— BEGIN DATA SECTION —

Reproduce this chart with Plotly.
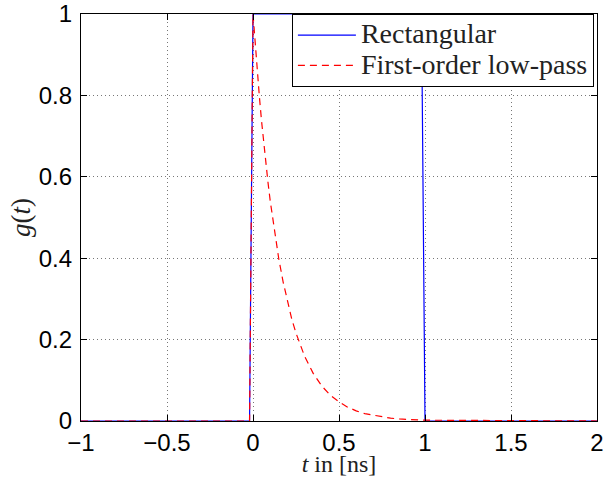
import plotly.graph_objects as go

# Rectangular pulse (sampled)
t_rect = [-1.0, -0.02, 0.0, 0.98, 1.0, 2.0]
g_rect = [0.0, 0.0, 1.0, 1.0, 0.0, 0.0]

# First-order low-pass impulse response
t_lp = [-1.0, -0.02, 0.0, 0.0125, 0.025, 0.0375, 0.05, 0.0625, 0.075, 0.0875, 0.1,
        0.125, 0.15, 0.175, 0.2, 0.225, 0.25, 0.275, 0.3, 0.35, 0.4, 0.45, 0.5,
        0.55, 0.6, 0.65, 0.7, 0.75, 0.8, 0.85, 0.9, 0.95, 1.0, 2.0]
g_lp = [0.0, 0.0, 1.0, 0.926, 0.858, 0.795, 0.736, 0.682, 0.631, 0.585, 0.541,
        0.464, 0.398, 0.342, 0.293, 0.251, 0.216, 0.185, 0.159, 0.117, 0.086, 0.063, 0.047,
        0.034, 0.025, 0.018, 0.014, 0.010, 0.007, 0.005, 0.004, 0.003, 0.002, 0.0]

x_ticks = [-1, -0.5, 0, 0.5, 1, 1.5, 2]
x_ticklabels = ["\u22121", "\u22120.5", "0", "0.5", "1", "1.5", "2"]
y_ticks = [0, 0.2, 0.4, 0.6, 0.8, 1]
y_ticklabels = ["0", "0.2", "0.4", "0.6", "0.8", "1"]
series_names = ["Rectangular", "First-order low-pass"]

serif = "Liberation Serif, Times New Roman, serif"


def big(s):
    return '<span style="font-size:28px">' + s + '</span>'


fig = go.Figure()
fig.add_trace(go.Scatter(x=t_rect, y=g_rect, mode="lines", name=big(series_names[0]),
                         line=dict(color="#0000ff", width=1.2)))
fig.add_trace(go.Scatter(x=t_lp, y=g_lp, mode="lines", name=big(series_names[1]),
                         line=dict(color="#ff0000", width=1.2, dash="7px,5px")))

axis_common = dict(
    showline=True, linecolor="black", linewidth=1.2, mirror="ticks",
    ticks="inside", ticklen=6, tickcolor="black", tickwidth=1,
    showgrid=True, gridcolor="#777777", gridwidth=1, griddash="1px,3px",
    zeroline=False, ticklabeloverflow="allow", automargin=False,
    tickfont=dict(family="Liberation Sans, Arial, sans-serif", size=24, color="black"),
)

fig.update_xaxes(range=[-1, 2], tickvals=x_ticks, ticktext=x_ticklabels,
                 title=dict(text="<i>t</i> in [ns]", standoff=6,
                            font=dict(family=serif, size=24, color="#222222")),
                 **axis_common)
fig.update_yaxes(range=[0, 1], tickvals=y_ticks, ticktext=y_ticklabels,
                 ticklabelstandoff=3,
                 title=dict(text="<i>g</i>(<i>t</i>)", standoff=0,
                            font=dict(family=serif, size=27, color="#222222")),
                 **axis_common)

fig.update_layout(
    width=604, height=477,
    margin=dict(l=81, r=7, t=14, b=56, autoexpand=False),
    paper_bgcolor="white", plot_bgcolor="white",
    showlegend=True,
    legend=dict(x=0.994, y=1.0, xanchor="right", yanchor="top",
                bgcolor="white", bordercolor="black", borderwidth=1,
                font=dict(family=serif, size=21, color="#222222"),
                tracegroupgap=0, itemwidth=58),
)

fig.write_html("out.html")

— END DATA SECTION —

- **TASK DIRECTIONS**: From the first line of the listing above, repeat every line through the one holding "g_rect = [0.0, 0.0, 1.0, 1.0, 0.0, 0.0]". Both ends count, and pictures stay out.

- **EXERCISE OUTPUT**:
Reproduce this chart with Plotly.
import plotly.graph_objects as go

# Rectangular pulse (sampled)
t_rect = [-1.0, -0.02, 0.0, 0.98, 1.0, 2.0]
g_rect = [0.0, 0.0, 1.0, 1.0, 0.0, 0.0]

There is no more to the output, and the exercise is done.